Charles Ross

Charles Ross

Artwork Details

TITLE

Column No. 2

dATE

1966/2015

Medium

Plain Plexiglas prism

DIMENSION

96 x 4 1/2 x 4 1/2 in. (243.84 cm × 11.43 cm × 11.43 cm)

Charles Ross is a pioneering member of a group of artists generally based in the West who explore light-driven relationships between objects and our perception, sometimes working in such varied media as acrylic and epoxy, sometimes utilizing utilitarian materials such as neon or fluorescent lights, and sometimes relying on the very movements of the Earth and the stars.
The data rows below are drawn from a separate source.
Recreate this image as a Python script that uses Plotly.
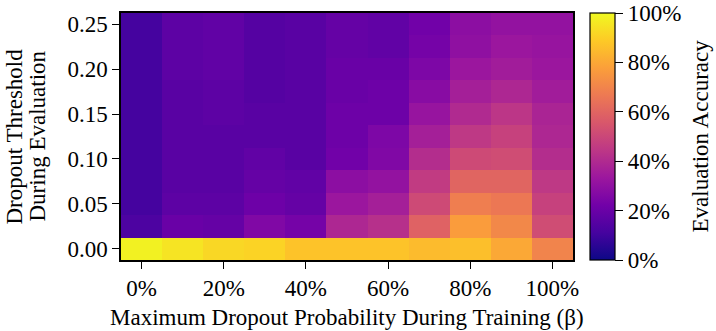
import plotly.graph_objects as go

# Maximum dropout probability used in training (x axis)
beta = [0.0, 0.1, 0.2, 0.3, 0.4, 0.5, 0.6, 0.7, 0.8, 0.9, 1.0]

# Dropout threshold applied at evaluation time (y axis)
threshold = [0.0, 0.025, 0.05, 0.075, 0.1, 0.125, 0.15, 0.175, 0.2, 0.225, 0.25]

# Evaluation accuracy, one row per threshold (bottom to top), one value per beta
acc_t000 = [0.98, 0.95, 0.92, 0.91, 0.87, 0.87, 0.87, 0.85, 0.86, 0.80, 0.70]
acc_t025 = [0.13, 0.20, 0.19, 0.26, 0.23, 0.39, 0.42, 0.59, 0.77, 0.71, 0.52]
acc_t050 = [0.11, 0.17, 0.17, 0.21, 0.19, 0.33, 0.36, 0.51, 0.68, 0.66, 0.48]
acc_t075 = [0.11, 0.16, 0.16, 0.19, 0.18, 0.29, 0.31, 0.46, 0.60, 0.60, 0.45]
acc_t100 = [0.11, 0.16, 0.16, 0.18, 0.16, 0.22, 0.26, 0.41, 0.51, 0.52, 0.41]
acc_t125 = [0.11, 0.16, 0.16, 0.16, 0.16, 0.21, 0.25, 0.36, 0.45, 0.48, 0.39]
acc_t150 = [0.11, 0.16, 0.17, 0.16, 0.16, 0.21, 0.21, 0.32, 0.40, 0.44, 0.38]
acc_t175 = [0.11, 0.16, 0.17, 0.15, 0.16, 0.20, 0.21, 0.28, 0.36, 0.39, 0.35]
acc_t200 = [0.11, 0.17, 0.18, 0.15, 0.16, 0.20, 0.20, 0.25, 0.33, 0.35, 0.33]
acc_t225 = [0.11, 0.17, 0.18, 0.15, 0.16, 0.19, 0.18, 0.23, 0.30, 0.33, 0.32]
acc_t250 = [0.11, 0.17, 0.18, 0.15, 0.16, 0.19, 0.18, 0.22, 0.29, 0.31, 0.31]

accuracy = [acc_t000, acc_t025, acc_t050, acc_t075, acc_t100, acc_t125,
            acc_t150, acc_t175, acc_t200, acc_t225, acc_t250]

x_ticks = [0.0, 0.2, 0.4, 0.6, 0.8, 1.0]
x_labels = ["0%", "20%", "40%", "60%", "80%", "100%"]
y_ticks = [0.0, 0.05, 0.10, 0.15, 0.20, 0.25]
y_labels = ["0.00", "0.05", "0.10", "0.15", "0.20", "0.25"]
cb_ticks = [0.0, 0.2, 0.4, 0.6, 0.8, 1.0]
cb_labels = ["0%", "20%", "40%", "60%", "80%", "100%"]

FONT = "Liberation Serif"
TXT = dict(family=FONT, size=23, color="black")
TICK = dict(family=FONT, size=23, color="black")

fig = go.Figure(
    go.Heatmap(
        x=beta,
        y=threshold,
        z=accuracy,
        zmin=0,
        zmax=1,
        colorscale="Plasma",
        colorbar=dict(
            x=1.0376,
            xanchor="left",
            xpad=0,
            y=0,
            yanchor="bottom",
            ypad=0,
            len=1,
            lenmode="fraction",
            thickness=25,
            outlinecolor="black",
            outlinewidth=1.2,
            tickvals=cb_ticks,
            ticktext=cb_labels,
            ticks="outside",
            ticklen=8,
            tickwidth=1.2,
            tickcolor="black",
            tickfont=TICK,
        ),
    )
)

axis_style = dict(
    ticks="outside",
    ticklen=7,
    tickwidth=1.2,
    tickcolor="black",
    tickfont=TICK,
    showline=True,
    linecolor="black",
    linewidth=1.5,
    mirror=True,
    showgrid=False,
    zeroline=False,
)

fig.update_layout(
    width=716,
    height=331,
    margin=dict(l=121, r=143, t=11, b=71),
    paper_bgcolor="white",
    plot_bgcolor="white",
    font=TXT,
    xaxis=dict(range=[-0.05, 1.05], tickvals=x_ticks, ticktext=x_labels,
               **axis_style),
    yaxis=dict(range=[-0.0125, 0.2625], tickvals=y_ticks, ticktext=y_labels,
               **axis_style),
)

# Axis and colorbar titles
titles = [
    dict(text="Maximum Dropout Probability During Training (β)",
         x=0.5, y=-0.233, textangle=0),
    dict(text="Dropout Threshold", x=-0.2367, y=0.5, textangle=-90),
    dict(text="During Evaluation", x=-0.1858, y=0.5, textangle=-90),
    dict(text="Evaluation Accuracy", x=1.281, y=0.5, textangle=-90),
]
for t in titles:
    fig.add_annotation(
        text=t["text"], x=t["x"], y=t["y"], xref="paper", yref="paper",
        xanchor="center", yanchor="middle", textangle=t["textangle"],
        showarrow=False, font=TXT,
    )

fig.write_html("out.html")
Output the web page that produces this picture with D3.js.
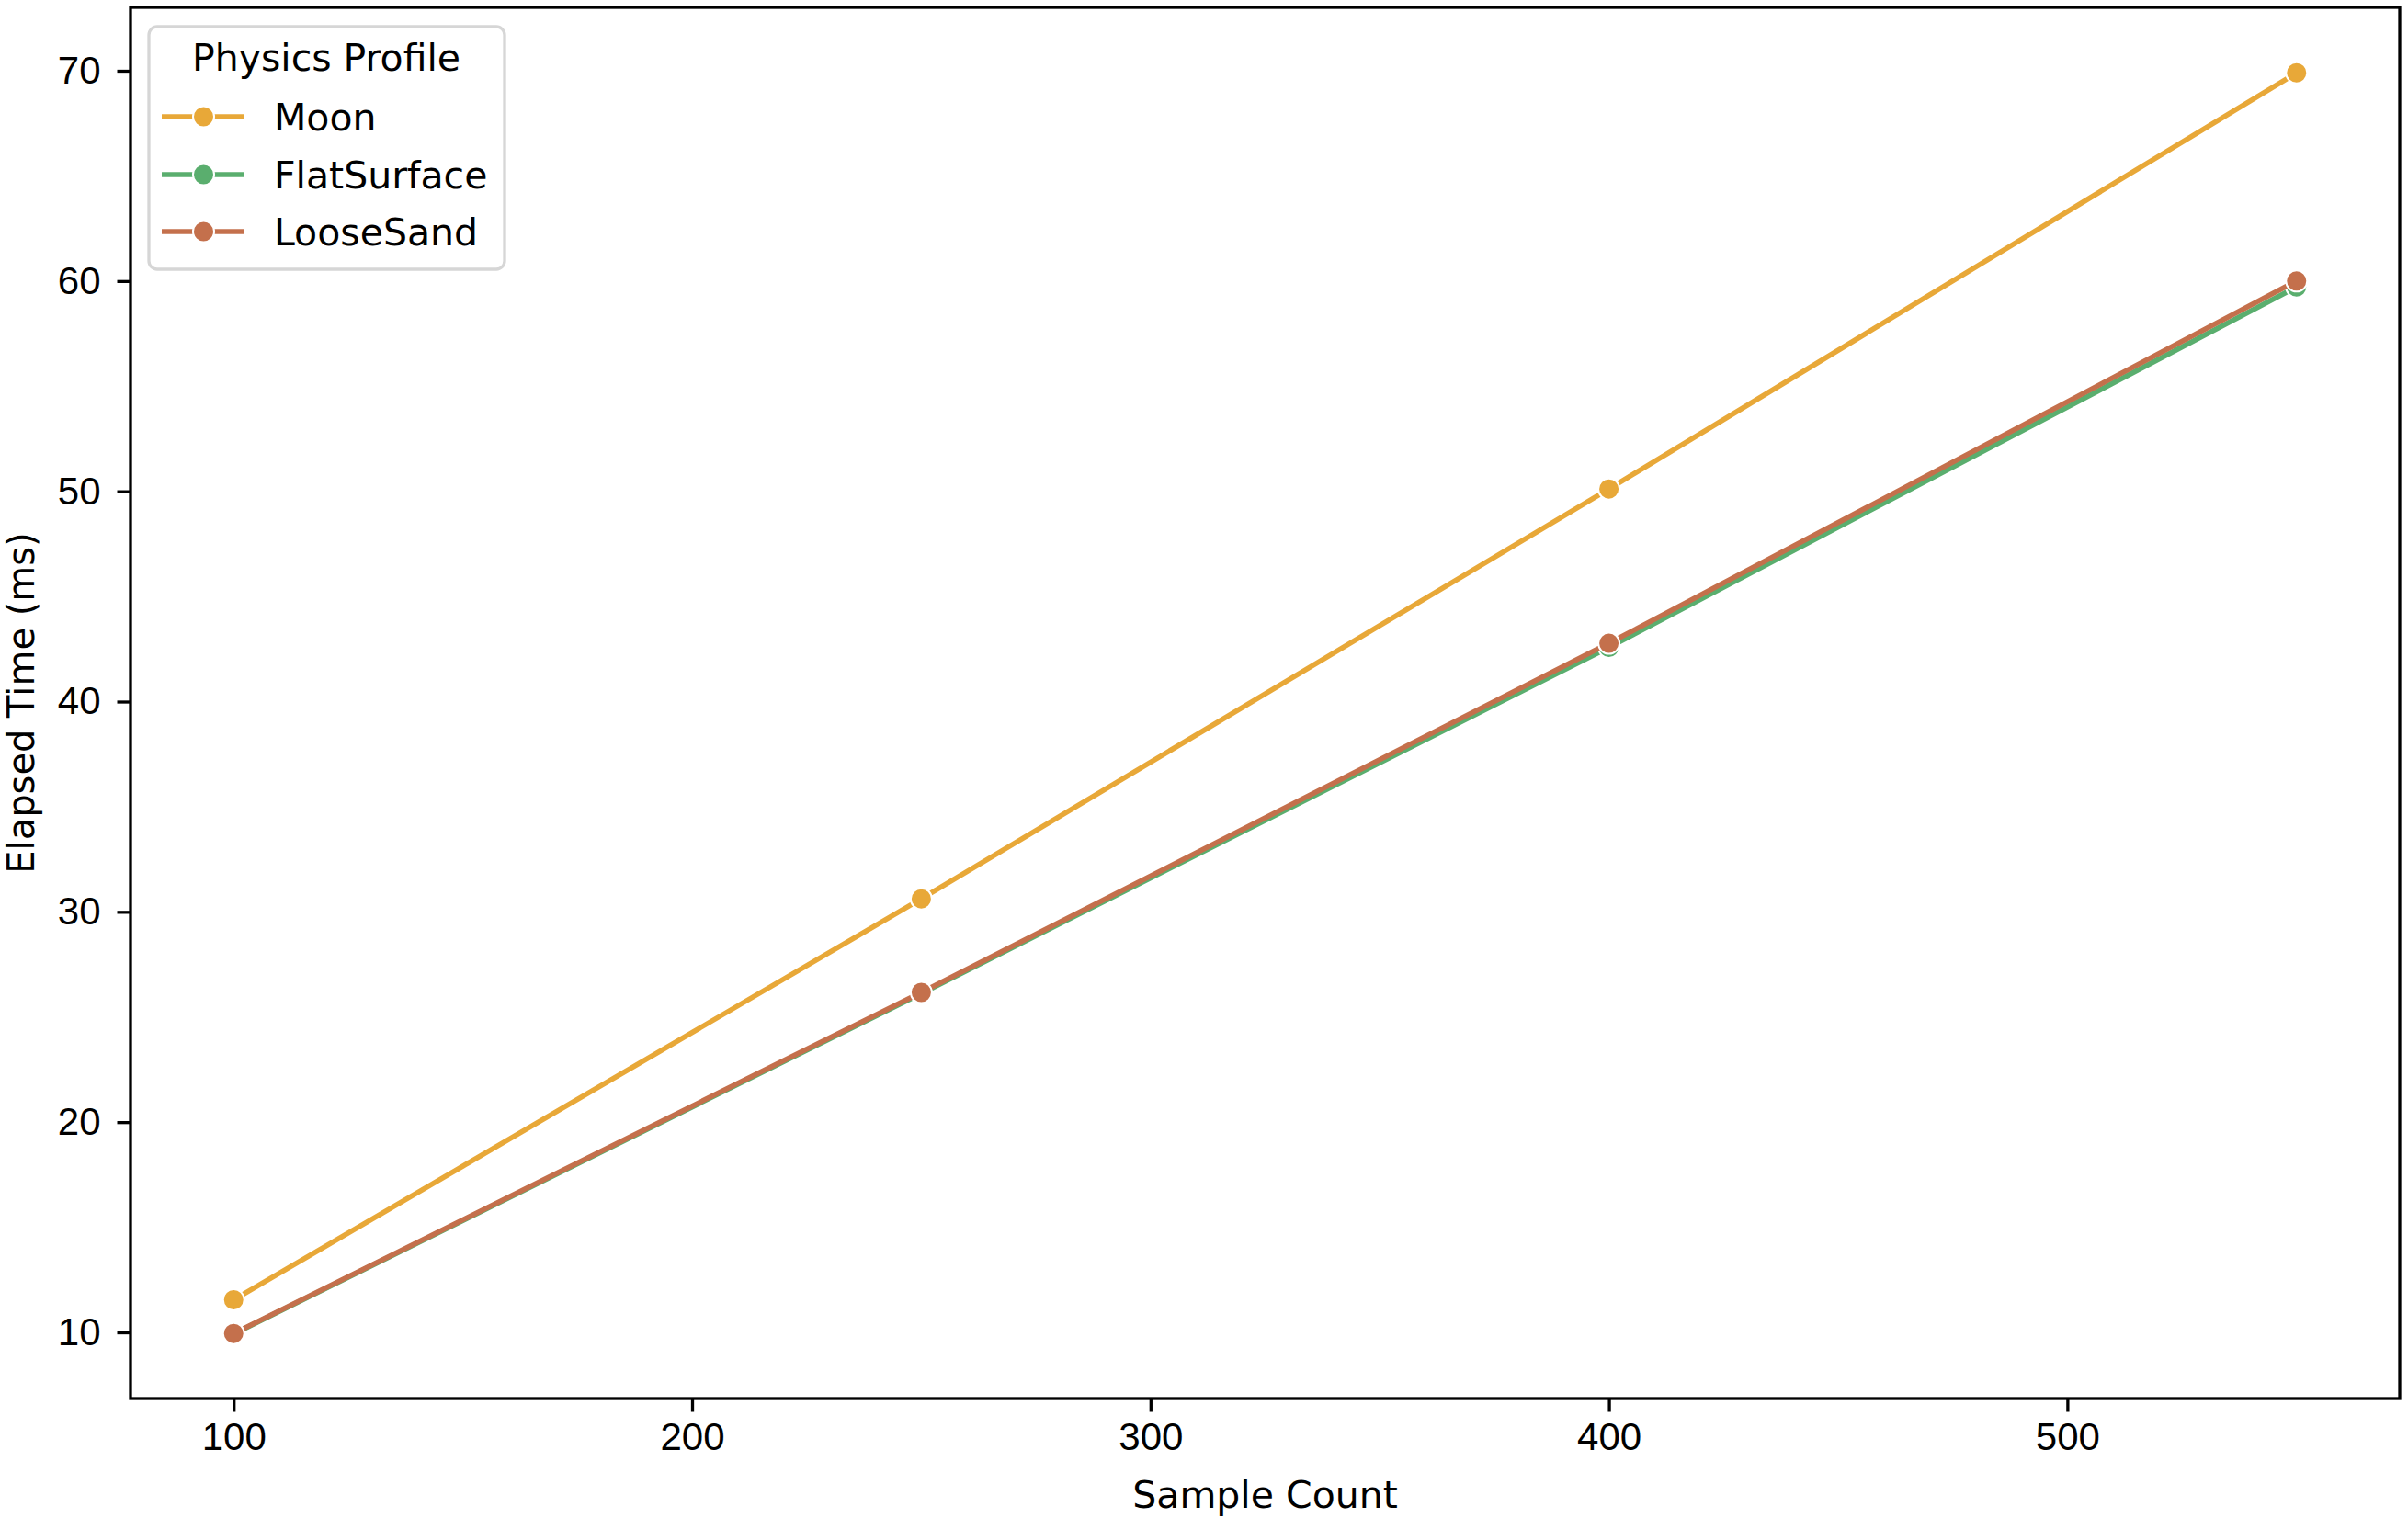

This particular work arises out of his keen interest in prisms and prismatic effects, as can also be seen in a complex installation commissioned by the Getty for its 2024-25 show “Lumen.  Ross also engages in a particularly unique way with the land itself, literally, as he says, “entering the Earth in order to reach the stars.” His central and indeed monumental work is the sculptural structure named Star Axis, an eleven-story high pyramidal installation excavated into and emerging from a lonesome plateau in New Mexico, a work that he commenced in 1971. The work offers visitors a human-scale experience of the progression of Earth’s 26,000 year cycle of a changing axial orientation to the stars, an astronomical phenomenon known as “precession.”